> **Required task**
Show all lines from the listing below that contain "this".

(Rows from a dataset of charts and code)

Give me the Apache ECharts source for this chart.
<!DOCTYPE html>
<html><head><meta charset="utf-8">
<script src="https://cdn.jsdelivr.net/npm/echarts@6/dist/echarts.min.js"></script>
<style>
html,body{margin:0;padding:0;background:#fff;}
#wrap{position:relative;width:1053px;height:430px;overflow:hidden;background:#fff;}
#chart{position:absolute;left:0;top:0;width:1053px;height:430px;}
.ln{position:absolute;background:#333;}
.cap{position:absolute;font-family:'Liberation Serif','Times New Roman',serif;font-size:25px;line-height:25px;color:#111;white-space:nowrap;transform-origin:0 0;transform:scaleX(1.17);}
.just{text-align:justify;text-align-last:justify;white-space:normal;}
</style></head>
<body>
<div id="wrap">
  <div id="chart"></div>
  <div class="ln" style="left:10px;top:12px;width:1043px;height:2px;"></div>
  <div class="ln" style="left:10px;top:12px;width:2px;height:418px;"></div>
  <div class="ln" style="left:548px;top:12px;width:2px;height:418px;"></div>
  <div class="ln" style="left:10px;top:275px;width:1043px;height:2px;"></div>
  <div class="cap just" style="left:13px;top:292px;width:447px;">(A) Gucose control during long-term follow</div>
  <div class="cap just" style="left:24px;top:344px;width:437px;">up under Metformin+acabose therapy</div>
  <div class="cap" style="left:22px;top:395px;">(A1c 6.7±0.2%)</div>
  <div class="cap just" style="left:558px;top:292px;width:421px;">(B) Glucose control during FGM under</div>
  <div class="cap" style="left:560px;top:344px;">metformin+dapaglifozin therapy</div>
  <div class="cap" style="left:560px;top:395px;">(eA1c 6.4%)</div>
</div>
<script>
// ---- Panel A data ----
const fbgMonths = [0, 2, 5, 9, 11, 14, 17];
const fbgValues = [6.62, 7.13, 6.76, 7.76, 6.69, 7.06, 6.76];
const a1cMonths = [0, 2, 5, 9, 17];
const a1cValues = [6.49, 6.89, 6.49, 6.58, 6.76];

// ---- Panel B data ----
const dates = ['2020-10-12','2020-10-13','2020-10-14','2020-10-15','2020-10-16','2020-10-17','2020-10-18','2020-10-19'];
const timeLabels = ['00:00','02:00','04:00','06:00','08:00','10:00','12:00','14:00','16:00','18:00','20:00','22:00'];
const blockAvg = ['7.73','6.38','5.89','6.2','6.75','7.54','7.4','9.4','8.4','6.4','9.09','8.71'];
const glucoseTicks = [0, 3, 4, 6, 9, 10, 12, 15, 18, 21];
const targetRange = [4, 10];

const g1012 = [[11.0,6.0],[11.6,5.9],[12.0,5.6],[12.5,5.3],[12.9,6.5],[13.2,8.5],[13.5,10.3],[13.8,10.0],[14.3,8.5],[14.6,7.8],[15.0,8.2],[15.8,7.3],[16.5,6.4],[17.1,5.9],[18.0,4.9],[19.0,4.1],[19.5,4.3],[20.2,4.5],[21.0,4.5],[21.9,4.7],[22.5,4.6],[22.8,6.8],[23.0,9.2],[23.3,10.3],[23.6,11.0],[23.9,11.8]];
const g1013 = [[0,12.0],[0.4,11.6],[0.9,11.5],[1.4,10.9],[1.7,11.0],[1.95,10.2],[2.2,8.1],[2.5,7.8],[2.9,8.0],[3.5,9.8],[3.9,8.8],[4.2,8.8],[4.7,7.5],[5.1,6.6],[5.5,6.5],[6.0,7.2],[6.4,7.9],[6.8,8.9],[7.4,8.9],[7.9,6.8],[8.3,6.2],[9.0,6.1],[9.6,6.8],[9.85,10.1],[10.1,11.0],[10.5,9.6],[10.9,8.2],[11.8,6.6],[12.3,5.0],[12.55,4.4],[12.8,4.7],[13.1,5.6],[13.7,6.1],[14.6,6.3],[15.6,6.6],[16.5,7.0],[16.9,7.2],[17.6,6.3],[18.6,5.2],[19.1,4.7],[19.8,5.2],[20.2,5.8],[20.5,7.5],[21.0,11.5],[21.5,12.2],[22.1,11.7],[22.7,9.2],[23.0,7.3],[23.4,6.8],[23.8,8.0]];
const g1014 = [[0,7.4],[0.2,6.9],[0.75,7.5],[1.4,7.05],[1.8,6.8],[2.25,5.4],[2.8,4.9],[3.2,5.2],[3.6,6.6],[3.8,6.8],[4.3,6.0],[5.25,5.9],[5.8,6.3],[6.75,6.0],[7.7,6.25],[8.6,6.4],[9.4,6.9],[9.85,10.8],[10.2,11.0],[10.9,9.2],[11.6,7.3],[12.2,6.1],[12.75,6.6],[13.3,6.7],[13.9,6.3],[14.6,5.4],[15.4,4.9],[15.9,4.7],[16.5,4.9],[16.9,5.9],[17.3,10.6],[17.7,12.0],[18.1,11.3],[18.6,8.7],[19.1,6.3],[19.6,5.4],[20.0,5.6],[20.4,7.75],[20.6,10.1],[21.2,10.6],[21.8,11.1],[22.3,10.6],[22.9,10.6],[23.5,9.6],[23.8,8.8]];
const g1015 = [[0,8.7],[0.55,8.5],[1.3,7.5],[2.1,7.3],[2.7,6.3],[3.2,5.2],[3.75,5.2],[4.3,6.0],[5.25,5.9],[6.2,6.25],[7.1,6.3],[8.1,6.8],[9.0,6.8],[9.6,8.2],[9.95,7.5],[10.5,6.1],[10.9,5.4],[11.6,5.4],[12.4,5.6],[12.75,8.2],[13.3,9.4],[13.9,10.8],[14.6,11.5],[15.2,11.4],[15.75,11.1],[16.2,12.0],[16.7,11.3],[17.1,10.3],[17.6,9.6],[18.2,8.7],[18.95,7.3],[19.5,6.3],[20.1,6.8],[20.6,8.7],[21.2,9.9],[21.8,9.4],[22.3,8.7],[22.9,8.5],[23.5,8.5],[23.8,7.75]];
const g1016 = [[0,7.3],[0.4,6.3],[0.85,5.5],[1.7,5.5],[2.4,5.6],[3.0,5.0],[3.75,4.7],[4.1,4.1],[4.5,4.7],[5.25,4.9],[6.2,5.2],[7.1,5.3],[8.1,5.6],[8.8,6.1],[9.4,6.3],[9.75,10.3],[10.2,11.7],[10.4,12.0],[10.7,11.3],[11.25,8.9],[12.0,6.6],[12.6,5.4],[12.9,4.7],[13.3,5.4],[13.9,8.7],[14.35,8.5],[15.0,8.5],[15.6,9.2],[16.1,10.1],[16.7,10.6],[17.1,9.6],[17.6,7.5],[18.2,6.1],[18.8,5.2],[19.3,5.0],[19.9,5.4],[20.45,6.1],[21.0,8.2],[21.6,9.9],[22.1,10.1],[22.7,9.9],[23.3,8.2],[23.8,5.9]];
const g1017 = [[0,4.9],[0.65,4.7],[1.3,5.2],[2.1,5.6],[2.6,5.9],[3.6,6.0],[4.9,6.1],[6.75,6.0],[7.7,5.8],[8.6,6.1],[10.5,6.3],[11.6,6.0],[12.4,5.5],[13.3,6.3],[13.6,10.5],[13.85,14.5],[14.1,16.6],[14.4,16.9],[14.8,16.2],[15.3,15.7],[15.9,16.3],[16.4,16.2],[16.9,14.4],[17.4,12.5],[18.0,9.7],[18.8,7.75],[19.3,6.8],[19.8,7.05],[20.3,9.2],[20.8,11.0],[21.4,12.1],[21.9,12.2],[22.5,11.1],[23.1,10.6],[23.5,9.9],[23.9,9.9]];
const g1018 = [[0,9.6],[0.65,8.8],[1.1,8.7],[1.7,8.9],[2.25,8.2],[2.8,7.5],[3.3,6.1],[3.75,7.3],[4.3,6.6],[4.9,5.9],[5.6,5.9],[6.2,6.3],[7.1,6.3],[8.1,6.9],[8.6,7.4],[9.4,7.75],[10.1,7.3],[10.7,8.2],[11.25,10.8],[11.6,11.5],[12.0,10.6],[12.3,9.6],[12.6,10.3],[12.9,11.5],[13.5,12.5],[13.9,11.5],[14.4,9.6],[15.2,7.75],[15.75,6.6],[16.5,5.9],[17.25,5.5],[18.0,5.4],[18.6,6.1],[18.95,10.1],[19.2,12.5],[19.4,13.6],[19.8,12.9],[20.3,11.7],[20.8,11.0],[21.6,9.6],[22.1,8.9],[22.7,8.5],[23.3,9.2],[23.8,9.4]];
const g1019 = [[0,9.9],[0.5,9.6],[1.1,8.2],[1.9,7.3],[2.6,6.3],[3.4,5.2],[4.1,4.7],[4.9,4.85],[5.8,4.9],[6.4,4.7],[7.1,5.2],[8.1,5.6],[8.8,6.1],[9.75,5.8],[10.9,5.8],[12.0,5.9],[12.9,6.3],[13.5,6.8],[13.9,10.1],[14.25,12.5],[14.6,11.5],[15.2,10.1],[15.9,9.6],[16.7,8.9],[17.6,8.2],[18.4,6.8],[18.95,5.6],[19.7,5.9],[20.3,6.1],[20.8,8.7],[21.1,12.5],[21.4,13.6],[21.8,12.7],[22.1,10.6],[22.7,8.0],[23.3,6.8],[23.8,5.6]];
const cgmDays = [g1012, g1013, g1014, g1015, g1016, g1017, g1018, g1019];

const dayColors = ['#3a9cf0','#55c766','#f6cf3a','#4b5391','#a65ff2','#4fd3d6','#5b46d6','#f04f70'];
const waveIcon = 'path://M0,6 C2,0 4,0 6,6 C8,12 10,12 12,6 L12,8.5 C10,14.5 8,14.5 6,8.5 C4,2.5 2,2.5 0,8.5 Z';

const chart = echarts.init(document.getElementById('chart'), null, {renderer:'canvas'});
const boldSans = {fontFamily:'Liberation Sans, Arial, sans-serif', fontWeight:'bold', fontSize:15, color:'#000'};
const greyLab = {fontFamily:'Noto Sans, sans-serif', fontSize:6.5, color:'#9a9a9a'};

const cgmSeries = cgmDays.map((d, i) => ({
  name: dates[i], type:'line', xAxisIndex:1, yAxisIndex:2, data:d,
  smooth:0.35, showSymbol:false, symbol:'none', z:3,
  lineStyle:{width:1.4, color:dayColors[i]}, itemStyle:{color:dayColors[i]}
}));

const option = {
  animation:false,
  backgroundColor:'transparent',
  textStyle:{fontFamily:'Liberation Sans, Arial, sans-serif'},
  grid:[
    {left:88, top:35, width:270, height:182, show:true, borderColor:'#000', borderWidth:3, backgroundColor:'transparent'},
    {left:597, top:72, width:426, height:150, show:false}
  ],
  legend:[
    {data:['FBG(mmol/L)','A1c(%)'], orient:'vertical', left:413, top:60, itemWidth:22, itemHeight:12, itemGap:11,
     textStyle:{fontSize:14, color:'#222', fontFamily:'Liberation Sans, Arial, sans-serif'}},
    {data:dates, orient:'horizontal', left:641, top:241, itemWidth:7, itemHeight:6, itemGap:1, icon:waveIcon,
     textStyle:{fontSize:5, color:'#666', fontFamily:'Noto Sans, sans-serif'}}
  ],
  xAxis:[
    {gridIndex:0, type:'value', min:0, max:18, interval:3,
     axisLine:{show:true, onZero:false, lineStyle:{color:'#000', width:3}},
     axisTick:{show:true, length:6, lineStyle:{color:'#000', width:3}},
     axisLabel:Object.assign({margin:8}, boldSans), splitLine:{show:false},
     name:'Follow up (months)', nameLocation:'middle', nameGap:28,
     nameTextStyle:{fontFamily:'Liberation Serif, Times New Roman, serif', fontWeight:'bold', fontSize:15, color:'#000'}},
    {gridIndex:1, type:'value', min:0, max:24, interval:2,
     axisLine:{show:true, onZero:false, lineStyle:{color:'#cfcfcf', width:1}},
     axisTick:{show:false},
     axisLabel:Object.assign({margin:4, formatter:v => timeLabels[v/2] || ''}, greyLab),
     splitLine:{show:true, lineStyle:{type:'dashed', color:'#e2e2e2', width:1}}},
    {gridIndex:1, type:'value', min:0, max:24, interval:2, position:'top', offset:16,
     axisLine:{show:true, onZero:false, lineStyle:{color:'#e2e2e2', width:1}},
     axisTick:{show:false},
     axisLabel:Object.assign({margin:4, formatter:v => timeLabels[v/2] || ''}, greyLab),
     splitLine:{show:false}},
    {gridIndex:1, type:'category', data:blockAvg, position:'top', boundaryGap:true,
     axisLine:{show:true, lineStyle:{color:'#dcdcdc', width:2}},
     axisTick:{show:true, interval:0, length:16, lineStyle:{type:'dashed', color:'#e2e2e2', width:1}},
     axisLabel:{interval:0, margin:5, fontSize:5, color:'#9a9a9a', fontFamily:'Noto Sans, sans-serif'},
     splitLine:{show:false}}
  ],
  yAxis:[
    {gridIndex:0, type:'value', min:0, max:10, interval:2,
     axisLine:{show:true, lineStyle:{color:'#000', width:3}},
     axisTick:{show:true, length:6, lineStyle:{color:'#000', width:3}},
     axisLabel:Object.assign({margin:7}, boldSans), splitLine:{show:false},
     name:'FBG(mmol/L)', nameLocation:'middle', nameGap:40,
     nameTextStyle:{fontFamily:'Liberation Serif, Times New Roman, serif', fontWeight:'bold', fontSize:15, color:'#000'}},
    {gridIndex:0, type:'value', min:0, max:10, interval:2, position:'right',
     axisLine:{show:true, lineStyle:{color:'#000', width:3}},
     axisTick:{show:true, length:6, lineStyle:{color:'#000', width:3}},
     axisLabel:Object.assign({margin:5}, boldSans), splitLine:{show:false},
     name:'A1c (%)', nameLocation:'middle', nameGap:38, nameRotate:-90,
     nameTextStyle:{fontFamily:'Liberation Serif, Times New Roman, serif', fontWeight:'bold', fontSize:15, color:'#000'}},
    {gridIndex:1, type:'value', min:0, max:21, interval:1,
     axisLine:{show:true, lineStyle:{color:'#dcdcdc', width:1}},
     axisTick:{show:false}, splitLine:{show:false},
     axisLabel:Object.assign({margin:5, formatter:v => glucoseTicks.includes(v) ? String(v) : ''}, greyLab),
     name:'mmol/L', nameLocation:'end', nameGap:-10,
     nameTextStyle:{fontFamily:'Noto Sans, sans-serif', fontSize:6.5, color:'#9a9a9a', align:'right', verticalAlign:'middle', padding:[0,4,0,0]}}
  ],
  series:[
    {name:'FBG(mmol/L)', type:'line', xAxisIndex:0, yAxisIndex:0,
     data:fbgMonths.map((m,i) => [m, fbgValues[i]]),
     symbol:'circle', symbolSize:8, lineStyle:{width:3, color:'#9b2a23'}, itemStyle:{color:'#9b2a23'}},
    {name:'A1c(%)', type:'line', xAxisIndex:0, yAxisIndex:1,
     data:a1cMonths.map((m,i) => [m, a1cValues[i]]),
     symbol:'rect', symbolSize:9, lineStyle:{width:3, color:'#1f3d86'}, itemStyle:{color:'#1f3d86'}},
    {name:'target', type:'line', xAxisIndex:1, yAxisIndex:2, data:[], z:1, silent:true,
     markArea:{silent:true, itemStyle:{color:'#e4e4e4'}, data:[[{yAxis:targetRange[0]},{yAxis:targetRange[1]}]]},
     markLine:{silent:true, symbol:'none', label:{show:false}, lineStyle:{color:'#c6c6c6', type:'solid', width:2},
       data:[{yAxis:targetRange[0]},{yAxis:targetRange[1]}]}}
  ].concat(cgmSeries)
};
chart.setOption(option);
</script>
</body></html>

...

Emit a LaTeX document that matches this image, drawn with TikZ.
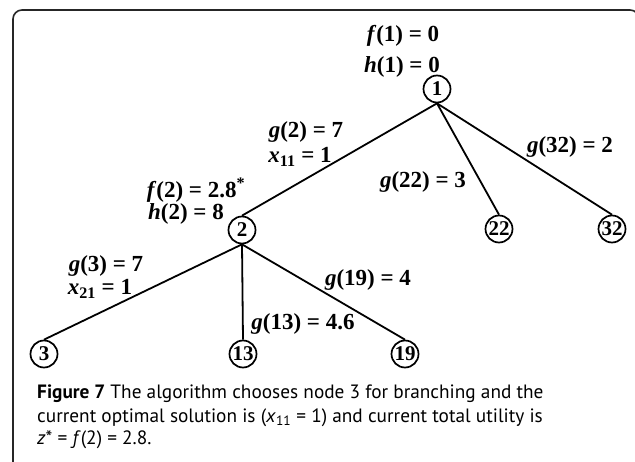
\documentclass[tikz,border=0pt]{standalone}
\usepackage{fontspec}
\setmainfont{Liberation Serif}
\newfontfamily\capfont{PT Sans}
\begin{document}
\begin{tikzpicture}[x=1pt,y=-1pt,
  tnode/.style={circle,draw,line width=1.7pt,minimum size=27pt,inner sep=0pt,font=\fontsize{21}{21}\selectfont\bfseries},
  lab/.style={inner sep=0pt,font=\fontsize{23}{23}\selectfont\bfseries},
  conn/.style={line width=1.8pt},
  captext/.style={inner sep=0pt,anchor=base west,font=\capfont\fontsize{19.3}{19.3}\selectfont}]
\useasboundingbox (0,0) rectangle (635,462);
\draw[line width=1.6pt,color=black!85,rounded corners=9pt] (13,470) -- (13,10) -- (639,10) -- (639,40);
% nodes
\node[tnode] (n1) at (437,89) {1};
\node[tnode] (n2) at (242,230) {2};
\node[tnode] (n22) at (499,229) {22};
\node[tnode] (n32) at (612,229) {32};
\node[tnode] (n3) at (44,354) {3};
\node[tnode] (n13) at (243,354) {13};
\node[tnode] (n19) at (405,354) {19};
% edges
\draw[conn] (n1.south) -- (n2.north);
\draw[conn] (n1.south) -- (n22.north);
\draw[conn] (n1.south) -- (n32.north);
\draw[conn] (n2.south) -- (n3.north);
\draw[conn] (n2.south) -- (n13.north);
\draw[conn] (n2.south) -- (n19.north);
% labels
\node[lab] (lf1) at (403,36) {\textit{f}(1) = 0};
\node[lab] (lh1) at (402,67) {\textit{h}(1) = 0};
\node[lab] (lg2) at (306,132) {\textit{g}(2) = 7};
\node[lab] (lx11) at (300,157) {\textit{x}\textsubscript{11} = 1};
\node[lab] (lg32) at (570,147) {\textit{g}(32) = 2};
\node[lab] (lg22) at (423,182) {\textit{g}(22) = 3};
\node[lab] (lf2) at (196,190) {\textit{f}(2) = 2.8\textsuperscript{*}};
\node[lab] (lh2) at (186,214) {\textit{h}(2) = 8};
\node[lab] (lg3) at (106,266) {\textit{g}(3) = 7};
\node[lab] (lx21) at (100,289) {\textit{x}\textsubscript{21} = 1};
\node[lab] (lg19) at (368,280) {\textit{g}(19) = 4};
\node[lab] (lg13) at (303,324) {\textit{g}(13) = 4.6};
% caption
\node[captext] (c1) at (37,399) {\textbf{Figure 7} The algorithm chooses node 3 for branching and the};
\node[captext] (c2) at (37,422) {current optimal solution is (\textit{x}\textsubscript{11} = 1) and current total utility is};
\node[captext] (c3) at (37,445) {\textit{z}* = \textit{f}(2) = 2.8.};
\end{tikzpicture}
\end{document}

> **Reply to the exercise**
Give me the Apache ECharts source for this chart.
Emit a LaTeX document that matches this image, drawn with TikZ.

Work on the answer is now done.